When Tabular Foundation Models Meet Strategic Tabular Data: A Prior Alignment Approach
Abstract
Tabular foundation models via pretrained prior-data fitted networks (PFNs) achieve remarkable generalization performance on arbitrary testing tabular data, when sample distributions are independent of the deployed classifiers, i.e., a non-strategic regime. In a variety of real-world scenarios, however, once a classifier is deployed, individuals corresponding to tabular samples strategically manipulate their features to obtain favorable results, inducing feature distribution shifts at deployment, i.e., a strategic regime.

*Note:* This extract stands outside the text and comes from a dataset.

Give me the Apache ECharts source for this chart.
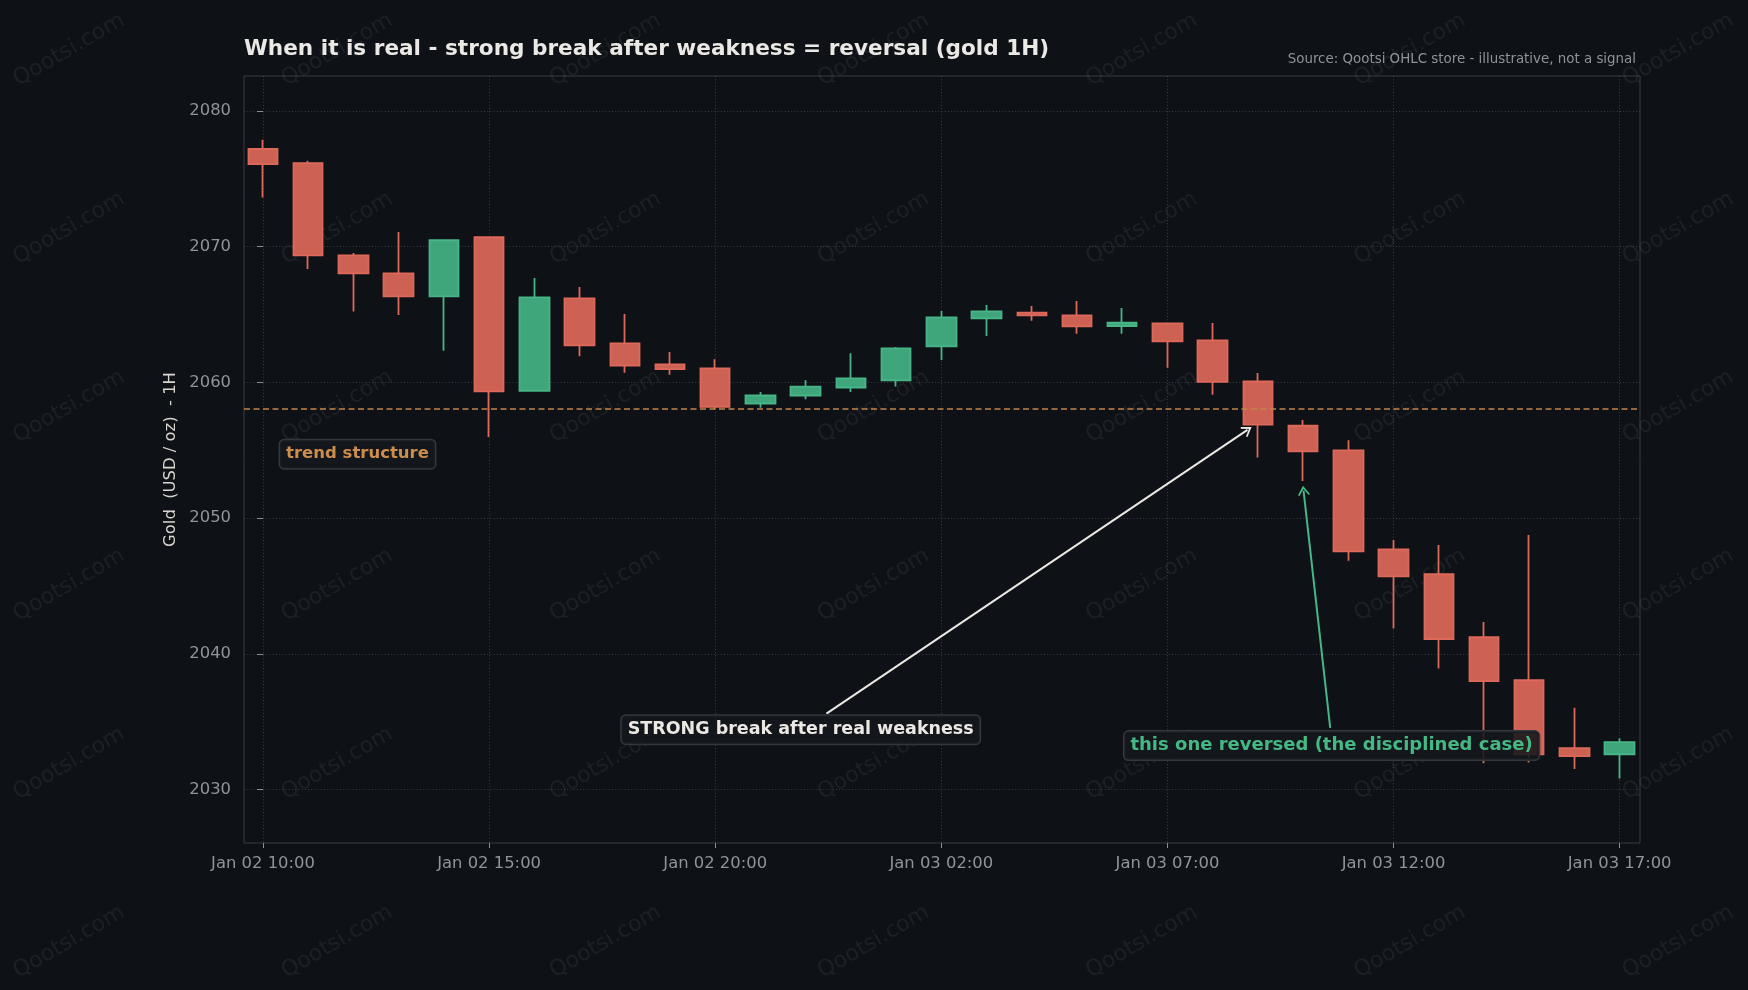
<!DOCTYPE html>
<html>
<head>
<meta charset="utf-8">
<script src="https://cdn.jsdelivr.net/npm/echarts@6/dist/echarts.min.js"></script>
<style>
  html, body { margin: 0; padding: 0; background: #0e1116; }
  #chart { width: 1748px; height: 990px; }
</style>
</head>
<body>
<div id="chart"></div>
<script>
// hourly candles, gold 1H (22:00 -> 00:00 break on Jan 02)
const times = [
  'Jan 02 10:00', 'Jan 02 11:00', 'Jan 02 12:00', 'Jan 02 13:00', 'Jan 02 14:00',
  'Jan 02 15:00', 'Jan 02 16:00', 'Jan 02 17:00', 'Jan 02 18:00', 'Jan 02 19:00',
  'Jan 02 20:00', 'Jan 02 21:00', 'Jan 02 22:00', 'Jan 03 00:00', 'Jan 03 01:00',
  'Jan 03 02:00', 'Jan 03 03:00', 'Jan 03 04:00', 'Jan 03 05:00', 'Jan 03 06:00',
  'Jan 03 07:00', 'Jan 03 08:00', 'Jan 03 09:00', 'Jan 03 10:00', 'Jan 03 11:00',
  'Jan 03 12:00', 'Jan 03 13:00', 'Jan 03 14:00', 'Jan 03 15:00', 'Jan 03 16:00',
  'Jan 03 17:00'
];
const opens = [
  2077.20, 2076.16, 2069.37, 2068.04, 2066.35, 2070.70, 2059.38, 2066.20, 2062.88, 2061.33,
  2061.03, 2058.45, 2059.04, 2059.63, 2060.15, 2062.66, 2064.72, 2065.14, 2064.94, 2064.16,
  2064.35, 2063.10, 2060.07, 2056.81, 2054.99, 2047.71, 2045.87, 2041.23, 2038.06, 2033.06,
  2032.61
];
const closes = [
  2076.09, 2069.37, 2068.04, 2066.35, 2070.48, 2059.34, 2066.27, 2062.73, 2061.25, 2060.99,
  2058.20, 2059.04, 2059.70, 2060.30, 2062.51, 2064.80, 2065.24, 2064.94, 2064.13, 2064.40,
  2063.03, 2060.05, 2056.90, 2054.92, 2047.56, 2045.72, 2041.10, 2037.99, 2032.61, 2032.47,
  2033.50
];
const lows = [
  2073.63, 2068.36, 2065.22, 2064.97, 2062.34, 2055.99, 2059.31, 2061.94, 2060.71, 2060.57,
  2058.03, 2058.13, 2058.77, 2059.29, 2059.71, 2061.65, 2063.42, 2064.55, 2063.59, 2063.59,
  2061.08, 2059.09, 2054.48, 2052.74, 2046.87, 2041.87, 2038.92, 2031.95, 2032.00, 2031.52,
  2030.82
];
const highs = [
  2077.88, 2076.33, 2069.54, 2071.09, 2070.48, 2070.70, 2067.70, 2067.04, 2065.04, 2062.24,
  2061.72, 2059.29, 2060.17, 2062.16, 2062.61, 2065.26, 2065.71, 2065.63, 2066.00, 2065.49,
  2064.35, 2064.38, 2060.69, 2057.23, 2055.75, 2048.39, 2048.02, 2042.36, 2048.76, 2036.03,
  2033.79
];
const yTicks = [2030, 2040, 2050, 2060, 2070, 2080];
const xTicks = [0, 5, 10, 15, 20, 25, 30];
const trendLevel = 2058.1;

const BG = '#0e1116';
const UP = '#3fa67c', UP_EDGE = '#48b587';
const DOWN = '#cd6153', DOWN_EDGE = '#dd695b';
const FONT = 'DejaVu Sans';
const GRID_LINE = { color: '#3a3f46', type: [1, 2.2], width: 1 };

const source = times.map((t, i) => [i, opens[i], closes[i], lows[i], highs[i]]);

const boxLabel = (text, color, size) => ({
  show: true,
  position: 'inside',
  formatter: text,
  color: color,
  fontFamily: FONT,
  fontWeight: 'bold',
  fontSize: size,
  lineHeight: 20,
  backgroundColor: 'rgba(21,24,29,0.88)',
  borderColor: '#34373d',
  borderWidth: 1.5,
  borderRadius: 4,
  padding: [4, 6, 4, 6],
});

const arrowHead = 'path://M0,0 L6,9 L4.7,10 L0,3.3 L-4.7,10 L-6,9 Z';

// faint watermark grid
const watermarks = [];
for (let i = 0; i < 7; i++) {
  for (let j = 0; j < 6; j++) {
    watermarks.push({
      type: 'text',
      x: 69 + 268.2 * i,
      y: 50 + 178.4 * j,
      rotation: Math.PI / 6,
      z: 0,
      silent: true,
      style: {
        text: 'Qootsi.com',
        fill: 'rgba(255,255,255,0.06)',
        font: '22px "DejaVu Sans"',
        textAlign: 'center',
        textVerticalAlign: 'middle',
      },
    });
  }
}

const chart = echarts.init(document.getElementById('chart'));
chart.setOption({
  animation: false,
  backgroundColor: BG,
  textStyle: { fontFamily: FONT },
  title: [
    {
      text: 'When it is real - strong break after weakness = reversal (gold 1H)',
      left: 244,
      top: 38,
      padding: 0,
      textStyle: { color: '#ebe9e5', fontSize: 21.6, fontWeight: 'bold', fontFamily: FONT },
    },
    {
      text: 'Source: Qootsi OHLC store - illustrative, not a signal',
      right: 112,
      top: 53,
      padding: 0,
      textStyle: { color: '#8e939a', fontSize: 13.4, fontWeight: 'normal', fontFamily: FONT },
    },
  ],
  graphic: watermarks,
  grid: {
    left: 244,
    top: 76,
    width: 1396,
    height: 767,
    show: true,
    borderColor: '#3a3d43',
    borderWidth: 1,
    backgroundColor: 'transparent',
  },
  dataset: { source: source },
  xAxis: {
    type: 'value',
    min: -0.42,
    max: 30.45,
    axisLine: { show: false },
    axisTick: { show: true, customValues: xTicks, length: 5, lineStyle: { color: '#8b9097' } },
    axisLabel: {
      customValues: xTicks,
      color: '#8f949b',
      fontSize: 16.4,
      fontFamily: FONT,
      margin: 13,
      formatter: (v) => times[Math.round(v)] || '',
    },
    splitLine: { show: true, lineStyle: GRID_LINE },
  },
  yAxis: {
    type: 'value',
    min: 2026.07,
    max: 2082.58,
    name: 'Gold  (USD / oz)  - 1H',
    nameLocation: 'middle',
    nameGap: 55,
    nameRotate: 90,
    nameTextStyle: { color: '#d8d5cf', fontSize: 16.4, fontFamily: FONT },
    axisLine: { show: false },
    axisTick: { show: true, customValues: yTicks, length: 6, lineStyle: { color: '#8b9097' } },
    axisLabel: {
      customValues: yTicks,
      color: '#8f949b',
      fontSize: 16.4,
      fontFamily: FONT,
      margin: 13,
      padding: [4, 0, 0, 0],
      formatter: (v) => String(Math.round(v)),
    },
    splitLine: { show: true, lineStyle: GRID_LINE },
  },
  series: [
    {
      type: 'candlestick',
      encode: { x: 0, y: [1, 2, 3, 4] },
      barWidth: 30,
      itemStyle: {
        color: UP,
        color0: DOWN,
        borderColor: UP_EDGE,
        borderColor0: DOWN_EDGE,
        borderColorDoji: DOWN_EDGE,
        borderWidth: 1.8,
      },
      markLine: {
        silent: true,
        symbol: ['none', 'none'],
        label: { show: false },
        data: [
          {
            yAxis: trendLevel,
            lineStyle: { color: '#c0854b', type: [6, 3.5], width: 1.6 },
          },
          [
            { coord: [12.46, 2035.6], symbol: 'none', lineStyle: { color: '#ebe8e3', width: 2, type: 'solid' } },
            { coord: [21.77, 2056.51], symbol: arrowHead, symbolSize: [12, 10] },
          ],
          [
            { coord: [23.6, 2034.55], symbol: 'none', lineStyle: { color: '#45b884', width: 2, type: 'solid' } },
            { coord: [23.01, 2052.03], symbol: arrowHead, symbolSize: [12, 10] },
          ],
        ],
      },
      markPoint: {
        silent: true,
        symbol: 'rect',
        symbolSize: 1,
        itemStyle: { color: 'transparent' },
        data: [
          { coord: [2.09, 2054.72], label: boxLabel('trend structure', '#cc8d4d', 16.5) },
          { coord: [11.89, 2034.42], label: boxLabel('STRONG break after real weakness', '#ece9e4', 17.5) },
          { coord: [23.63, 2033.25], label: boxLabel('this one reversed (the disciplined case)', '#45b884', 18) },
        ],
      },
    },
  ],
});
</script>
</body>
</html>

As concurrent tabular foundation models exclusively overlook the strategic tabular data, we systematically explore the boundary of PFNs on strategic tabular data, characterizing their theoretical properties and empirical performance towards such a commonly encountered type of tabular data, offering a pioneer analysis on bridging PFNs and the society domain. To be first, we inform that such strategic manipulation creates a mismatch between the grounding, strategic prior and the pretrained prior. Subsequently, the prior mismatch leads to an inevitable posterior prediction bias of current tabular foundation models when applied to strategic environments. To address this challenge, we propose Strategic Prior-data Fitted Network (SPN), a strategy-aware framework that adapts tabular foundation models to strategic environments at inference time. SPN uses in-context learning to approximate post-manipulation inputs and then performs prediction for strategic tabular data. Experiments on real-world and synthetic tabular data show that SPN consistently improves performance and robustness under strategic manipulation compared to both tabular foundation models and classical tabular methods.